For argument sake lets say the speed is equal to or greater that C. Any slower you will be able to see it. Just as a really spectraly and optically blueshifted object.

As long as you are the destination of the vesel no. You will not be able to see it coming towards you. You will not be able to use any sensors on it or retrieve any information from that vesel. As the vesel approaches it will collect all the photons or radiation on the front surface of the ship. When the vesel stops it will release all these photons.

The release should be equal to the amount that was collected but assuming the surface of the ship some may be absourbed as reflecting it is not an option.

If you are not the destination of the vesel say a neibouring star and the angle of the ship is off it is theoretically possible to see or retreive sensory data about the ship

atleast thats my opinion as this can never be verified

eburacum45
2005-Dec-19, 11:52 PM
Let's see; for a ship travelling at 0.3 c there would be a lot of radiation from hydrogen atoms hitting the shield, plus the detonations of kinetic energy when the ship hits a dust particle.
From here
http://www.centauri-dreams.org/?p=159

For a spacecraft traveling at 0.3c…even small grains of dust behave like very energetic cosmic rays as we collide with them. For instance, a relatively abundant carbonaceous dust grain 1/10 of a micron in diameter will have a relative kinetic energy of 37,500,000 GeV, and our interstellar craft should impact just over 13 of this size dust particles per second over every square meter of frontal area. Obviously, stopping or redirecting these dust particles is a major design goal.

This would create a small amount of luminosity, which someone might like to calculate (say for a shield of a hundred metres in area); we might observe such a ship by its luminosity alone in deep space before the ship starts to decelerate. I don't know what wavelngths this radiation would be most visible in, by the way.

Once the ship starts to decelerate we would see a bright and continuous exhaust from the motor; this deceleration would last a few months (the period depends on the thrust used), and would probably start at something like a light-month distant from the target star.
Of course this deceleration burn would get more easily visible as the ship gets closer. If the ship uses a magsail to decelerate with by friction with the interstellar (and later interplanetary) medium, then the need for a rocket burn would be diminished; but as the magsail effect is quite small, only a very low mass vessel could rely on such braking alone.

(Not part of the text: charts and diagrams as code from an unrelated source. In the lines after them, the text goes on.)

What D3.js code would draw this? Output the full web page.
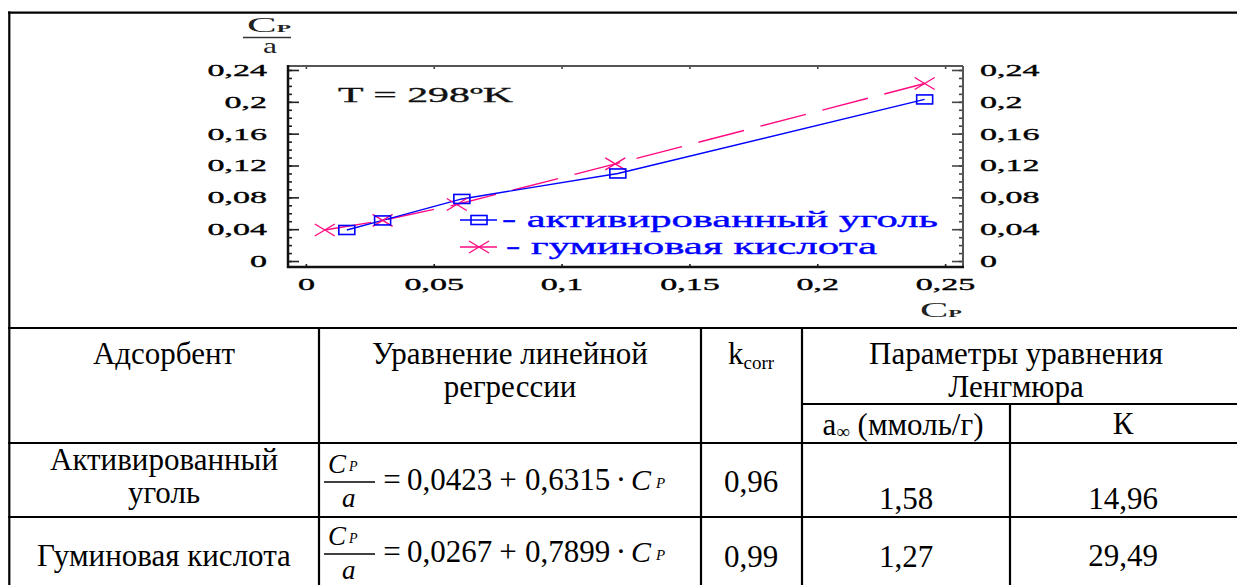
<!DOCTYPE html>
<html><head><meta charset="utf-8">
<script src="https://cdn.jsdelivr.net/npm/d3@7"></script>
<style>
html,body{margin:0;padding:0;background:#fff;}
svg{display:block;}
</style></head><body>
<svg id="c" width="1237" height="585"></svg>
<script>
// ---- chart data ----
const xTickValues = [0, 0.05, 0.1, 0.15, 0.2, 0.25];
const xTickLabels = ["0", "0,05", "0,1", "0,15", "0,2", "0,25"];
const yTickValues = [0, 0.04, 0.08, 0.12, 0.16, 0.2, 0.24];
const yTickLabels = ["0", "0,04", "0,08", "0,12", "0,16", "0,2", "0,24"];
const seriesNames = ["активированный уголь", "гуминовая кислота"];
const carbonCp = [0.016, 0.030, 0.061, 0.122, 0.242];
const carbonRatio = [0.039, 0.051, 0.078, 0.110, 0.203];
const humicCp = [0.0074, 0.030, 0.059, 0.121, 0.242];
const humicRatio = [0.039, 0.051, 0.071, 0.122, 0.223];
const temperatureLabel = "T = 298ºK";

// ---- table data ----
const headAdsorbent = "Адсорбент";
const headEquation = ["Уравнение линейной", "регрессии"];
const headParams = ["Параметры уравнения", "Ленгмюра"];
const headK = "К";
const adsorbentNames = [["Активированный", "уголь"], ["Гуминовая кислота"]];
const intercepts = ["0,0423", "0,0267"];
const slopes = ["0,6315", "0,7899"];
const kcorrValues = ["0,96", "0,99"];
const aInfValues = ["1,58", "1,27"];
const langmuirK = ["14,96", "29,49"];

const svg = d3.select("#c");
const SERIF = "'Liberation Serif','Times New Roman',serif";

function stretch(sel, k) {
  sel.each(function () {
    const L = this.getComputedTextLength();
    this.setAttribute("textLength", L * k);
    this.setAttribute("lengthAdjust", "spacingAndGlyphs");
  });
}
function fit(sel, w) {
  sel.attr("textLength", w).attr("lengthAdjust", "spacingAndGlyphs");
}

// ---- scales ----
const x = d3.scaleLinear().domain([-0.007, 0.257]).range([288, 963]);
const y = d3.scaleLinear().domain([-0.0075, 0.245]).range([267, 66]);
const minorY = d3.range(0, 0.2401, 0.01).map(v => +v.toFixed(2));

function styleAxis(g, color) {
  g.select(".domain").remove();
  g.selectAll(".tick line").attr("stroke", color).attr("stroke-width", 1.6);
  g.selectAll("text").attr("font-family", SERIF).attr("font-size", 17).attr("fill", "#000")
    .attr("stroke", "#000").attr("stroke-width", 0.35);
}

// minor ticks left / right
svg.append("g").attr("transform", "translate(288,0)")
  .call(d3.axisLeft(y).tickValues(minorY).tickFormat("").tickSizeInner(-4).tickSizeOuter(0))
  .call(g => styleAxis(g, "#222"));
svg.append("g").attr("transform", "translate(963,0)")
  .call(d3.axisRight(y).tickValues(minorY).tickFormat("").tickSizeInner(-4).tickSizeOuter(0))
  .call(g => styleAxis(g, "#444"));

// major left
const gL = svg.append("g").attr("transform", "translate(288,0)")
  .call(d3.axisLeft(y).tickValues(yTickValues).tickFormat((d, i) => yTickLabels[i])
    .tickSizeInner(-11).tickSizeOuter(0).tickPadding(21))
  .call(g => styleAxis(g, "#222"));
// major right
const gR = svg.append("g").attr("transform", "translate(963,0)")
  .call(d3.axisRight(y).tickValues(yTickValues).tickFormat((d, i) => yTickLabels[i])
    .tickSizeInner(-11).tickSizeOuter(0).tickPadding(17))
  .call(g => styleAxis(g, "#444"));
// bottom
const gB = svg.append("g").attr("transform", "translate(0,267)")
  .call(d3.axisBottom(x).tickValues(xTickValues).tickFormat((d, i) => xTickLabels[i])
    .tickSizeInner(-3).tickSizeOuter(0).tickPadding(11))
  .call(g => styleAxis(g, "#222"));
// top
svg.append("g").attr("transform", "translate(0,66)")
  .call(d3.axisTop(x).tickValues(xTickValues).tickFormat("").tickSizeInner(-3).tickSizeOuter(0))
  .call(g => styleAxis(g, "#444"));

stretch(gL.selectAll("text"), 2);
stretch(gR.selectAll("text"), 2);
stretch(gB.selectAll("text"), 2);

// frame
const fr = svg.append("g");
fr.append("line").attr("x1", 288).attr("x2", 963).attr("y1", 66).attr("y2", 66).attr("stroke", "#555").attr("stroke-width", 2);
fr.append("line").attr("x1", 963).attr("x2", 963).attr("y1", 66).attr("y2", 267).attr("stroke", "#555").attr("stroke-width", 2);
fr.append("line").attr("x1", 288).attr("x2", 288).attr("y1", 65).attr("y2", 268).attr("stroke", "#111").attr("stroke-width", 2.5);
fr.append("line").attr("x1", 287).attr("x2", 964).attr("y1", 267).attr("y2", 267).attr("stroke", "#111").attr("stroke-width", 2.5);

// axis titles
const yt = svg.append("text").attr("x", 247).attr("y", 32).attr("font-family", SERIF).attr("fill", "#222");
yt.append("tspan").attr("font-size", 21).text("C");
yt.append("tspan").attr("font-size", 11).attr("font-weight", "bold").text("P");
fit(yt, 44);
svg.append("line").attr("x1", 243).attr("x2", 291).attr("y1", 37.5).attr("y2", 37.5).attr("stroke", "#333").attr("stroke-width", 1.6);
const ya = svg.append("text").attr("x", 263).attr("y", 53).attr("font-family", SERIF).attr("font-size", 21).attr("fill", "#222").text("a");
fit(ya, 14);
const xt = svg.append("text").attr("x", 920).attr("y", 317).attr("font-family", SERIF).attr("fill", "#222");
xt.append("tspan").attr("font-size", 21).text("C");
xt.append("tspan").attr("font-size", 11).attr("font-weight", "bold").text("P");
fit(xt, 42);

// temperature label
const tl = svg.append("text").attr("x", 338).attr("y", 102).attr("font-family", SERIF).attr("font-size", 21)
  .attr("fill", "#111").attr("stroke", "#111").attr("stroke-width", 0.3).text(temperatureLabel);
fit(tl, 175);

// ---- series ----
const BLUE = "#0000ff", PINK = "#ff0a80";
const carbon = carbonCp.map((v, i) => [v, carbonRatio[i]]);
const humic = humicCp.map((v, i) => [v, humicRatio[i]]);
const line = d3.line().x(d => x(d[0])).y(d => y(d[1]));

svg.append("path").attr("d", line(humic)).attr("fill", "none").attr("stroke", PINK)
  .attr("stroke-width", 1.4).attr("stroke-dasharray", "47,17");
svg.append("path").attr("d", line(carbon)).attr("fill", "none").attr("stroke", BLUE).attr("stroke-width", 1.4);

function square(g, cx, cy) {
  g.append("rect").attr("x", cx - 8).attr("y", cy - 4.5).attr("width", 16).attr("height", 9)
    .attr("fill", "none").attr("stroke", BLUE).attr("stroke-width", 1.6);
}
function cross(g, cx, cy) {
  g.append("path").attr("d", `M${cx - 10},${cy - 6}L${cx + 10},${cy + 6}M${cx - 10},${cy + 6}L${cx + 10},${cy - 6}`)
    .attr("stroke", PINK).attr("stroke-width", 1.4).attr("fill", "none");
}
const mk = svg.append("g");
humic.forEach(d => cross(mk, x(d[0]), y(d[1])));
carbon.forEach(d => square(mk, x(d[0]), y(d[1])));

// legend
const lg = svg.append("g");
lg.append("line").attr("x1", 460).attr("x2", 497).attr("y1", 220).attr("y2", 220).attr("stroke", BLUE).attr("stroke-width", 1.4);
square(lg, 479, 220);
const l1 = lg.append("text").attr("x", 502).attr("y", 227).attr("font-family", SERIF).attr("font-size", 23)
  .attr("fill", BLUE).attr("stroke", BLUE).attr("stroke-width", 0.35).text("- " + seriesNames[0]);
fit(l1, 436);
lg.append("line").attr("x1", 460).attr("x2", 497).attr("y1", 247).attr("y2", 247).attr("stroke", PINK).attr("stroke-width", 1.4);
cross(lg, 479, 247);
const l2 = lg.append("text").attr("x", 506).attr("y", 254).attr("font-family", SERIF).attr("font-size", 23)
  .attr("fill", BLUE).attr("stroke", BLUE).attr("stroke-width", 0.35).text("- " + seriesNames[1]);
fit(l2, 371);

// ---- table ----
const tb = svg.append("g").attr("stroke", "#000").attr("stroke-width", 2.2);
const H = (y0, x1, x2) => tb.append("line").attr("x1", x1).attr("x2", x2).attr("y1", y0).attr("y2", y0);
const V = (x0, y1, y2) => tb.append("line").attr("x1", x0).attr("x2", x0).attr("y1", y1).attr("y2", y2);
H(12.7, 8, 1237); V(9.3, 11.6, 585);
H(328, 8, 1237); H(404, 802, 1237); H(443, 8, 1237); H(517, 8, 1237);
V(319, 328, 585); V(701, 328, 585); V(802, 328, 585); V(1010, 404, 585);

const TS = 31;
function cell(txt, cx, by, opts = {}) {
  return svg.append("text").attr("x", cx).attr("y", by).attr("text-anchor", opts.anchor || "middle")
    .attr("font-family", SERIF).attr("font-size", opts.size || TS).attr("fill", "#000")
    .attr("font-style", opts.italic ? "italic" : null).text(txt);
}
cell(headAdsorbent, 164, 364);
cell(headEquation[0], 510, 364);
cell(headEquation[1], 510, 397);
const kc = svg.append("text").attr("x", 751).attr("y", 364).attr("text-anchor", "middle")
  .attr("font-family", SERIF).attr("font-size", TS);
kc.append("tspan").text("k");
kc.append("tspan").attr("font-size", 19).attr("dy", 5).text("corr");
cell(headParams[0], 1016, 364);
cell(headParams[1], 1016, 397);
const ai = svg.append("text").attr("x", 903).attr("y", 435).attr("text-anchor", "middle")
  .attr("font-family", SERIF).attr("font-size", TS);
ai.append("tspan").text("a");
ai.append("tspan").attr("font-size", 19).attr("dy", 3).text("∞");
ai.append("tspan").attr("dy", -3).text(" (ммоль/г)");
cell(headK, 1123, 434);

// body rows
const rowBase = [490, 562];
adsorbentNames.forEach((nm, i) => {
  if (nm.length === 2) { cell(nm[0], 164, 470); cell(nm[1], 164, 503); }
  else cell(nm[0], 164, 566);
});
cell(kcorrValues[0], 751, 492); cell(kcorrValues[1], 751, 567);
cell(aInfValues[0], 906, 509); cell(aInfValues[1], 906, 567);
cell(langmuirK[0], 1123, 509); cell(langmuirK[1], 1123, 566);

// equations
rowBase.forEach((b, i) => {
  const num = svg.append("text").attr("x", 328).attr("y", b - 17).attr("font-family", SERIF).attr("font-style", "italic");
  num.append("tspan").attr("font-size", 27).text("C");
  num.append("tspan").attr("font-size", 14).attr("dx", 3).attr("dy", -2).text("P");
  svg.append("line").attr("x1", 324).attr("x2", 375).attr("y1", b - 8).attr("y2", b - 8).attr("stroke", "#000").attr("stroke-width", 1.4);
  cell("a", 342, b + 17, { anchor: "start", italic: true, size: 27 });
  cell("=", 392, b, { size: 31 });
  cell(intercepts[i], 407, b, { anchor: "start", size: 31 });
  cell("+", 508, b, { size: 31 });
  cell(slopes[i], 525, b, { anchor: "start", size: 31 });
  cell("·", 621, b, { size: 31 });
  const c = svg.append("text").attr("x", 631).attr("y", b).attr("font-family", SERIF).attr("font-style", "italic");
  c.append("tspan").attr("font-size", 30).text("C");
  c.append("tspan").attr("font-size", 15).attr("dx", 5).attr("dy", -2).text("P");
});
</script>
</body></html>
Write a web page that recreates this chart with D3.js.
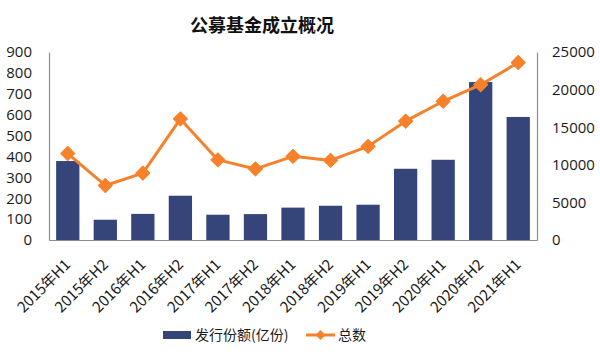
<!DOCTYPE html>
<html><head><meta charset="utf-8">
<script src="https://cdn.jsdelivr.net/npm/d3@7"></script>
<style>body{margin:0;background:#fff}</style>
</head><body>
<svg id="c" width="600" height="360"></svg>
<script>
const categories = ["2015年H1","2015年H2","2016年H1","2016年H2","2017年H1","2017年H2","2018年H1","2018年H2","2019年H1","2019年H2","2020年H1","2020年H2","2021年H1"];
const issuance = [378, 97, 125, 212, 121, 124, 155, 164, 169, 341, 384, 756, 589];
const totalCount = [11500, 7250, 8900, 16100, 10650, 9450, 11130, 10580, 12450, 15800, 18450, 20650, 23600];
const leftTicks = [0,100,200,300,400,500,600,700,800,900];
const rightTicks = [0,5000,10000,15000,20000,25000];
const seriesNames = ["发行份额(亿份)","总数"];
const title = "公募基金成立概况";

const svg = d3.select("#c");
const font = "'Noto Sans CJK SC', 'Noto Sans', sans-serif";
const numFont = "'Open Sans', 'Noto Sans', sans-serif";
const L = 49, R = 537, T = 52, B = 240;
const barColor = "#35457A", lineColor = "#F7812B", axisColor = "#8C8C8C", textColor = "#1a1a1a";

const x = d3.scaleBand().domain(categories).range([L, R]).paddingInner(0.38).paddingOuter(0.19);
const yL = d3.scaleLinear().domain([0, 900]).range([B, T]);
const yR = d3.scaleLinear().domain([0, 25000]).range([B, T]);

svg.append("text").attr("x", 262).attr("y", 32).attr("text-anchor","middle")
  .attr("font-family", font).attr("font-weight","bold").attr("font-size", 18).attr("fill","#111").text(title);

// bars
svg.append("g").selectAll("rect").data(issuance).join("rect")
  .attr("x",(d,i)=>x(categories[i])).attr("width",x.bandwidth())
  .attr("y",d=>yL(d)).attr("height",d=>B-yL(d)).attr("fill",barColor);

// axes
const axL = svg.append("g").attr("transform",`translate(${L},0)`)
  .call(d3.axisLeft(yL).tickValues(leftTicks).tickSize(0).tickPadding(17));
const axR = svg.append("g").attr("transform",`translate(${R},0)`)
  .call(d3.axisRight(yR).tickValues(rightTicks).tickFormat(d3.format("d")).tickSize(0).tickPadding(15));
const axB = svg.append("g").attr("transform",`translate(0,${B})`)
  .call(d3.axisBottom(x).tickSize(0));
[axL,axR,axB].forEach(a=>{
  a.select(".domain").attr("stroke",axisColor).attr("stroke-width",1.2);
  a.selectAll("text").attr("font-family",font).attr("fill",textColor);
});
axL.selectAll("text").attr("font-family",numFont).attr("font-size",15);
axR.selectAll("text").attr("font-family",numFont).attr("font-size",15);
axB.selectAll(".tick text").attr("font-size",15)
  .attr("x",0).attr("y",0).attr("dy","0.35em")
  .attr("text-anchor","end")
  .attr("transform","translate(0,22) rotate(-45)");

// line
const cx = i => x(categories[i]) + x.bandwidth()/2;
const line = d3.line().x((d,i)=>cx(i)).y(d=>yR(d));
svg.append("path").datum(totalCount).attr("d",line).attr("fill","none")
  .attr("stroke",lineColor).attr("stroke-width",3).attr("stroke-linejoin","round");
svg.append("g").selectAll("path").data(totalCount).join("path")
  .attr("d",d3.symbol().type(d3.symbolSquare).size(100))
  .attr("transform",(d,i)=>`translate(${cx(i)},${yR(d)}) rotate(45)`)
  .attr("fill",lineColor).attr("stroke",lineColor).attr("stroke-width",1).attr("stroke-linejoin","round");

// legend
const lg = svg.append("g");
lg.append("rect").attr("x",163).attr("y",331).attr("width",28).attr("height",8).attr("fill",barColor);
lg.append("text").attr("x",195).attr("y",335).attr("dy","0.35em").attr("font-family",font).attr("font-size",14).attr("fill",textColor).text(seriesNames[0]);
lg.append("line").attr("x1",306).attr("x2",335).attr("y1",335).attr("y2",335).attr("stroke",lineColor).attr("stroke-width",3);
lg.append("path").attr("d",d3.symbol().type(d3.symbolSquare).size(50)).attr("transform","translate(320.5,335) rotate(45)").attr("fill",lineColor);
lg.append("text").attr("x",338).attr("y",335).attr("dy","0.35em").attr("font-family",font).attr("font-size",14).attr("fill",textColor).text(seriesNames[1]);
</script>
</body></html>
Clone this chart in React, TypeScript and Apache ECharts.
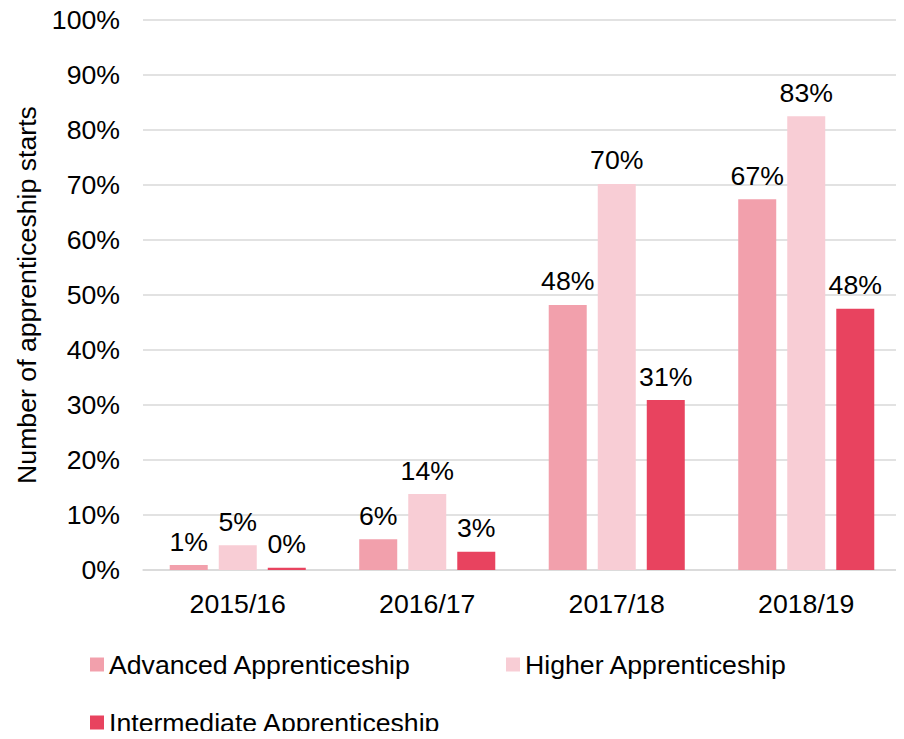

If anyone has any estimates for the luminosity of such a drive (a fusion drive perhaps) that would be excellent; I have a feeling that the approach of quite a substantial interstellar craft would be missed by the astronomers of today, unless it were observed by someone looking for comets or KBOs.

If anyone can fill the blanks in my rough imaginings with a few numbers that would be great.

John M. Dollan
2005-Dec-20, 12:15 AM
Hey Steve...

So it's possible that an approaching ship (or even one flying relatively close by) would appear as a new and dim star due to a constant visual radiance from the shield?

Obviously, if the ship is heaing for *us*, then it would become quite visible once it flipped around and began its deceleration. But if it were merely flying by (and the odds of that would probably be pretty great, I know), would we maybe see nothing at all? Would the ship have to be aimed directly at us in order to see the illumination from impacting dust grains?

...John...

eburacum45
2005-Dec-20, 02:12 AM
Now I come to look at it the Gev is a very small amount of energy; just from 10 micron dust impacts the whole shield emits only 8 joules per second. Impact with hydrogen would add some luminosity but only on the same order of magnitude.

So it might be difficult to see an interstellar ship after all, unless it hit a few larger dust grains. The impact of larger dust grains would be less frequent but much more damaging and visible; from the OA shielding page (http://www.orionsarm.com/ships/shielding.html), written by Anders Sandberg;

For 0.3 c, a one milligram impact would give 4.3456e+09 J of energy, equivalent to one ton of chemical high explosive.
(that is why I put big shields on the front of my interstellar ships of course.)

Perhaps the shield would look more like an intermittent sparkler than a glow-worm.